=== Exercise instructions ===
Identify each line in the records below that contains the word "Output", and copy it.

=== Excerpted records ===

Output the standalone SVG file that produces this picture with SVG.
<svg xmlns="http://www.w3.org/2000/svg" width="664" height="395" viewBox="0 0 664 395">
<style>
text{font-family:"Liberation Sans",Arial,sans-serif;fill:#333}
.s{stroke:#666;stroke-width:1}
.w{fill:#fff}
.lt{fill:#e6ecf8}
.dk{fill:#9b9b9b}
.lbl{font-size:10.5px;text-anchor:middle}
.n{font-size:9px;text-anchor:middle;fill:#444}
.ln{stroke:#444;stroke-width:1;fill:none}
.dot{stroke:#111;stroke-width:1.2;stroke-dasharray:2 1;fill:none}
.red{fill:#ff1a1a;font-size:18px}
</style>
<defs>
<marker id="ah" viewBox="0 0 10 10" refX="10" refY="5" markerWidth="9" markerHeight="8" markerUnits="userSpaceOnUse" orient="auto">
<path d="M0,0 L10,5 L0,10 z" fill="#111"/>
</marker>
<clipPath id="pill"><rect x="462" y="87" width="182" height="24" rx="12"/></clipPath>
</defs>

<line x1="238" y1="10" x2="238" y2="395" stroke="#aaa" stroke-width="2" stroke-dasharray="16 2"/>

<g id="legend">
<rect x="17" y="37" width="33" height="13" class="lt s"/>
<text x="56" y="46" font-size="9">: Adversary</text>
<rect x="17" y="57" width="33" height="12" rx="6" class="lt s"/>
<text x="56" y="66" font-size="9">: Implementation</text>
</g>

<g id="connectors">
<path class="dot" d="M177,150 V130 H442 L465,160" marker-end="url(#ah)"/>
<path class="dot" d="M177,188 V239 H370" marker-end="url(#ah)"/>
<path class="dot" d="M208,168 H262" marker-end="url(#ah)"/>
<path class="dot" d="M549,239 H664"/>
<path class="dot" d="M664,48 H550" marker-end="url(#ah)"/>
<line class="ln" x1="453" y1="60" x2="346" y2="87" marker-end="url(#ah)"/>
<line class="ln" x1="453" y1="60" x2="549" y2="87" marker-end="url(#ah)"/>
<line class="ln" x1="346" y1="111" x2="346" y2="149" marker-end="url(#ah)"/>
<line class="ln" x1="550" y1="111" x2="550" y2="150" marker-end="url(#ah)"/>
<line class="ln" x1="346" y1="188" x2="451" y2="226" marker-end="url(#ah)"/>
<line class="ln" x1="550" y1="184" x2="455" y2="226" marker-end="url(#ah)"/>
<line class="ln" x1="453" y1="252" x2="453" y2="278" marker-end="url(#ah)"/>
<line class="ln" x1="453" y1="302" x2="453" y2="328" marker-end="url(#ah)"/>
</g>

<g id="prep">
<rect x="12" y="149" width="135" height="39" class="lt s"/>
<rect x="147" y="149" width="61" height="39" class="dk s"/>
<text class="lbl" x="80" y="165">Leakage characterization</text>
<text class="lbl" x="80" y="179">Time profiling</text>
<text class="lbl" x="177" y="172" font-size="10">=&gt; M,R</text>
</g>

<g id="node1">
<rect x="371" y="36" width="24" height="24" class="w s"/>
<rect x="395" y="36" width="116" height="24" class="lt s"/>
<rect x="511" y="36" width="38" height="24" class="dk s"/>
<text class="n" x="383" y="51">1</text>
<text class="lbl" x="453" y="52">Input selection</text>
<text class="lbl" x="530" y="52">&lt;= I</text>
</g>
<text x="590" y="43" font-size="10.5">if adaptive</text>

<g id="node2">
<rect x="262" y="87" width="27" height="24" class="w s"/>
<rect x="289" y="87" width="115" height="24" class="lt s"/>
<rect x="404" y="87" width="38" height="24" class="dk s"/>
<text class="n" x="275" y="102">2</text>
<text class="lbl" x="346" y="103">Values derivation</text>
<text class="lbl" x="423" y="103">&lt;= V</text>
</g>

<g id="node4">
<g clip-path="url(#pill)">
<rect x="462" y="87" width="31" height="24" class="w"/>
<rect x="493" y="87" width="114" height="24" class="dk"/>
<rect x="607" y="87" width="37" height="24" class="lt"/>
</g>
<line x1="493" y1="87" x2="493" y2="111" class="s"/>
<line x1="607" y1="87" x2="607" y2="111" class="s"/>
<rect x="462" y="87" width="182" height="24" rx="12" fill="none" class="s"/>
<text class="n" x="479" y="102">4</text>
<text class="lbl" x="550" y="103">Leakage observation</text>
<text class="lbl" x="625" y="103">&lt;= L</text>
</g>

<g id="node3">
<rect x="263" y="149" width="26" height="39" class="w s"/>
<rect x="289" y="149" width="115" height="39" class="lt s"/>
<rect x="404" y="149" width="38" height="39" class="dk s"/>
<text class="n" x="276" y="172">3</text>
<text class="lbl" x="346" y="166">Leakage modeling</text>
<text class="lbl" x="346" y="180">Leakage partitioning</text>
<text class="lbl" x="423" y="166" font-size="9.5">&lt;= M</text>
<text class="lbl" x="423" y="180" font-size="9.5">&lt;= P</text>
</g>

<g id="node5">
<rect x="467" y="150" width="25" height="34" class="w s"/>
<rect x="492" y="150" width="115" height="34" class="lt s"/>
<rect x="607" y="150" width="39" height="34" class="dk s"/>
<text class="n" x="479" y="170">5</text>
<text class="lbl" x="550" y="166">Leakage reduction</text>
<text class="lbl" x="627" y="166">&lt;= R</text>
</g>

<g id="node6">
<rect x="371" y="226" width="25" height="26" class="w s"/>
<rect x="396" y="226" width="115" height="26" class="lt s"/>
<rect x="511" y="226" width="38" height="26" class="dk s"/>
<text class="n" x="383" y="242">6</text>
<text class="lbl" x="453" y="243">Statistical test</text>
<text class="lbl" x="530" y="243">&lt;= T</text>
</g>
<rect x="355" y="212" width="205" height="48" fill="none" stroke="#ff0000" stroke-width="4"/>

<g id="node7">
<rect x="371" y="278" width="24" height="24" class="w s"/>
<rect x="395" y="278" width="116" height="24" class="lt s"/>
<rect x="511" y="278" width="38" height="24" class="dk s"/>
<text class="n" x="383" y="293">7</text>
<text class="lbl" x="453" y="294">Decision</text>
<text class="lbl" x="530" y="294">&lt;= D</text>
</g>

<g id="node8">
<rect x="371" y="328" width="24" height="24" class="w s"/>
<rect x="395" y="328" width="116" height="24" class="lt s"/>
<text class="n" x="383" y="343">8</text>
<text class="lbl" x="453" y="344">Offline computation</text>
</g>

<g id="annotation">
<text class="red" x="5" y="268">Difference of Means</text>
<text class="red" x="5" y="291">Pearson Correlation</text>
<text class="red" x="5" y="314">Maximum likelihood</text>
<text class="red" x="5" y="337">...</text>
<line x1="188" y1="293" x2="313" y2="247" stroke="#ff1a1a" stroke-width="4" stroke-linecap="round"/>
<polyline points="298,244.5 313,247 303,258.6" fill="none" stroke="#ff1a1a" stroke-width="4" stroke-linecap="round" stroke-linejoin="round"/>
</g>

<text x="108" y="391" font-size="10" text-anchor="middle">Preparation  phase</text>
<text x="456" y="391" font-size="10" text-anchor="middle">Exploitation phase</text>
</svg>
...
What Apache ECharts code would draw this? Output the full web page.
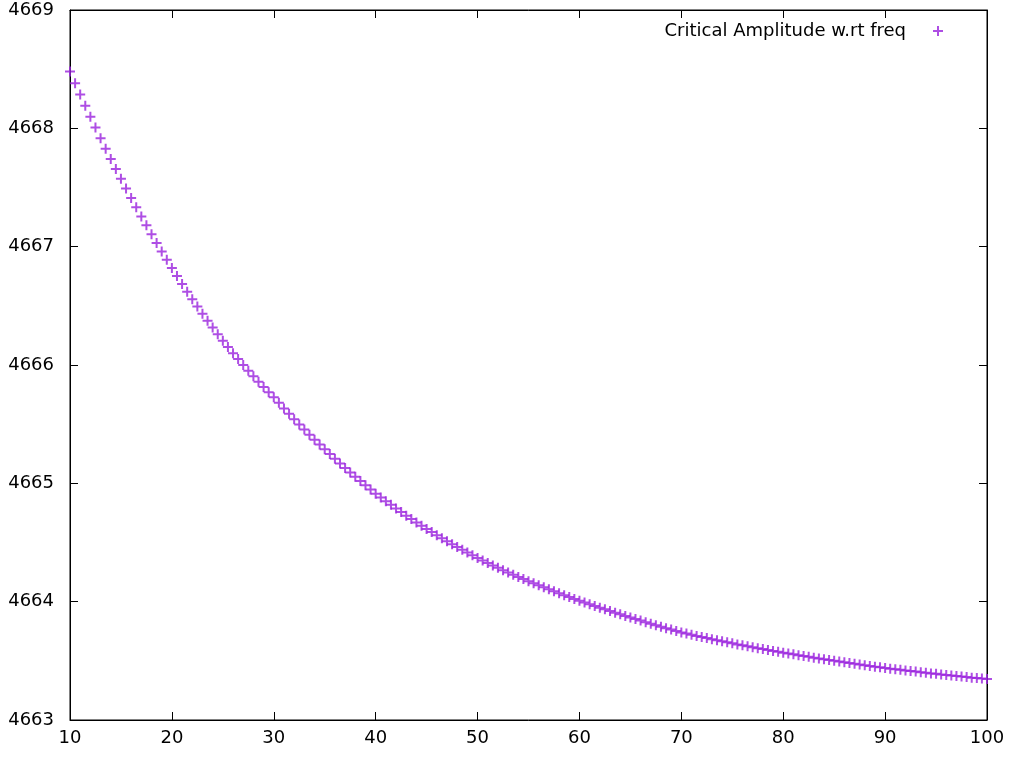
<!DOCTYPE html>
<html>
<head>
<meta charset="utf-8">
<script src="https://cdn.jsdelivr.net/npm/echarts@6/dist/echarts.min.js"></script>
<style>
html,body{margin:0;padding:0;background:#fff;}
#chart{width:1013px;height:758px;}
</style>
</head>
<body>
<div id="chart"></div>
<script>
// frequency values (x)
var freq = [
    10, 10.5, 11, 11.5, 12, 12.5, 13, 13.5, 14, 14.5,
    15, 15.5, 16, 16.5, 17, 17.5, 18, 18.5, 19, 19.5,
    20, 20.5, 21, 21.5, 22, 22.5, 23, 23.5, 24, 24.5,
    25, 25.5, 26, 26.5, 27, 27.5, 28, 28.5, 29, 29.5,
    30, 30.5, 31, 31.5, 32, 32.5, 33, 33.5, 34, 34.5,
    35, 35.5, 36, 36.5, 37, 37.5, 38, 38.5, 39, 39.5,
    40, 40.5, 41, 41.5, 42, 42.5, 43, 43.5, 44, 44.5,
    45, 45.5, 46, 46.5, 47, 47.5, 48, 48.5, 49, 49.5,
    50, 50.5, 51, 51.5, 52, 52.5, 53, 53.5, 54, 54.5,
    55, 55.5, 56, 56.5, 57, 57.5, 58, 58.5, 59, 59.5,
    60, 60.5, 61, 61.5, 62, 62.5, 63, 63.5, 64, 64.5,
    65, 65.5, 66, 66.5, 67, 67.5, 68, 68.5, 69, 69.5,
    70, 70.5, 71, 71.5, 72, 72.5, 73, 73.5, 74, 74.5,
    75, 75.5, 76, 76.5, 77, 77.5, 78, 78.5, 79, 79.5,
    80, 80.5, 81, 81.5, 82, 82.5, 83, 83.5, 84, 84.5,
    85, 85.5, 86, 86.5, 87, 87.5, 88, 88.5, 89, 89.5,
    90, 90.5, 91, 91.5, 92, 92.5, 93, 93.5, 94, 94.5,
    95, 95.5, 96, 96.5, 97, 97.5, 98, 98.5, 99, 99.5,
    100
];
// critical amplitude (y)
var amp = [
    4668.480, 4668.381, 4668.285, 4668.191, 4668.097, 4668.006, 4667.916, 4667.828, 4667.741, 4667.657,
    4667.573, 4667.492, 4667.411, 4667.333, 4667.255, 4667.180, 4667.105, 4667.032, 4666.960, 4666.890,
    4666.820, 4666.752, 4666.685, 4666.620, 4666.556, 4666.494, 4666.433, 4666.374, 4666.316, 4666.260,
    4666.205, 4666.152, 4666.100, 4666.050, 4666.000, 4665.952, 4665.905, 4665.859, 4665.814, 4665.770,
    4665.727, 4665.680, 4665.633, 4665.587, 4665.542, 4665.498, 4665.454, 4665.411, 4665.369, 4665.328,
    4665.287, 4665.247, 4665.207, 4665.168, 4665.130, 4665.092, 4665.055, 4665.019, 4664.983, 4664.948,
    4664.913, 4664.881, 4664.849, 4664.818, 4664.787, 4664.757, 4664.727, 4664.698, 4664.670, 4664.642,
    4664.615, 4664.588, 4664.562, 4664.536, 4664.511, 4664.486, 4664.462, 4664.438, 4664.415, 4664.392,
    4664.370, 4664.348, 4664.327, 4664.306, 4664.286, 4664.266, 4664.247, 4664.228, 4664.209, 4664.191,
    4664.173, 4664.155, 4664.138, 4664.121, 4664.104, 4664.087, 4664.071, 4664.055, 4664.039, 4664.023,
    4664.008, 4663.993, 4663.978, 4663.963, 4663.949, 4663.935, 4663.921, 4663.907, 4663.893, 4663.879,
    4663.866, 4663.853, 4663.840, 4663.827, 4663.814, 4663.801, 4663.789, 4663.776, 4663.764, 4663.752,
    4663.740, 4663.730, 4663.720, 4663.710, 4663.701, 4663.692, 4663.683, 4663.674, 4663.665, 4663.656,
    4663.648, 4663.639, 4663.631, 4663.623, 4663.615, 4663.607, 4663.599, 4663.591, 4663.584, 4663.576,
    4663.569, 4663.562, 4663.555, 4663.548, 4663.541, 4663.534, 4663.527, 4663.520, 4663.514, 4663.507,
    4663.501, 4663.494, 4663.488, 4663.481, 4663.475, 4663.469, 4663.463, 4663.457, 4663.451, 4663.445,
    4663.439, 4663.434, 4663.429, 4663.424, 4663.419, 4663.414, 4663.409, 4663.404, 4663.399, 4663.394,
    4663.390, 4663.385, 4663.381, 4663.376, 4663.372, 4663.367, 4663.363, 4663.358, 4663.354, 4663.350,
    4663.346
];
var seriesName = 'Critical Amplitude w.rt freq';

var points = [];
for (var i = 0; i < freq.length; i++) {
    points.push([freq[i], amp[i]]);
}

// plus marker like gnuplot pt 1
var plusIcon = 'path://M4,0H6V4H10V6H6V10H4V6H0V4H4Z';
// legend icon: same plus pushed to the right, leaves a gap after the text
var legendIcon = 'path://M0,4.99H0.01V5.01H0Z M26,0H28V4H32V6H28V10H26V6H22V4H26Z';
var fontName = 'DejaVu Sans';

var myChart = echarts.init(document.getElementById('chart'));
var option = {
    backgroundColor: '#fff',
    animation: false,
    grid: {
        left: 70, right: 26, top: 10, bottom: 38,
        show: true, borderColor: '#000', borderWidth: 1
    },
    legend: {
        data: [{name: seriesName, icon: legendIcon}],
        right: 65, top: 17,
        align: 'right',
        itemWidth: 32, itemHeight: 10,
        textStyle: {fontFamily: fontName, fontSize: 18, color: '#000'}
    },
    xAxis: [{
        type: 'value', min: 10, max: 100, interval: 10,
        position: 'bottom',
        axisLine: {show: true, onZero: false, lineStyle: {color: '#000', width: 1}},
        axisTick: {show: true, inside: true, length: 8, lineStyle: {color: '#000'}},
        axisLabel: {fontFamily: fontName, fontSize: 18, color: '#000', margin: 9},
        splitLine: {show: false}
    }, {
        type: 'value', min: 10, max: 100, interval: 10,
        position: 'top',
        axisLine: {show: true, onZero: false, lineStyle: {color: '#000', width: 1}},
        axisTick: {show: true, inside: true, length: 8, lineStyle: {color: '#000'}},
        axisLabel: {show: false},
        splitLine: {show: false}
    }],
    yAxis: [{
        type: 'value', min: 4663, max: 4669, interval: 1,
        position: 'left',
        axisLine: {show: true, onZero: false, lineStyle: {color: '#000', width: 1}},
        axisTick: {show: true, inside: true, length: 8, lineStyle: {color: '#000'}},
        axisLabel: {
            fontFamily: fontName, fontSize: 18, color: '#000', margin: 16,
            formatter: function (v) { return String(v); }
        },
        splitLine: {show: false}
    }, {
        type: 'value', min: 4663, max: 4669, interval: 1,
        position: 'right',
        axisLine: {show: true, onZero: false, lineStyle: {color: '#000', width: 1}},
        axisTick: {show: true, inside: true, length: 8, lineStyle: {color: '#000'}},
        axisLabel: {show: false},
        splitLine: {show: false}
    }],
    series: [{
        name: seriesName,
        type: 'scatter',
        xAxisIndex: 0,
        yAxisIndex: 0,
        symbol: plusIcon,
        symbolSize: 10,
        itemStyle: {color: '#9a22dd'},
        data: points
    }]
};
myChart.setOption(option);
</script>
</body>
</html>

=== Result of this task ===
Output the standalone SVG file that produces this picture with SVG.
What Apache ECharts code would draw this? Output the full web page.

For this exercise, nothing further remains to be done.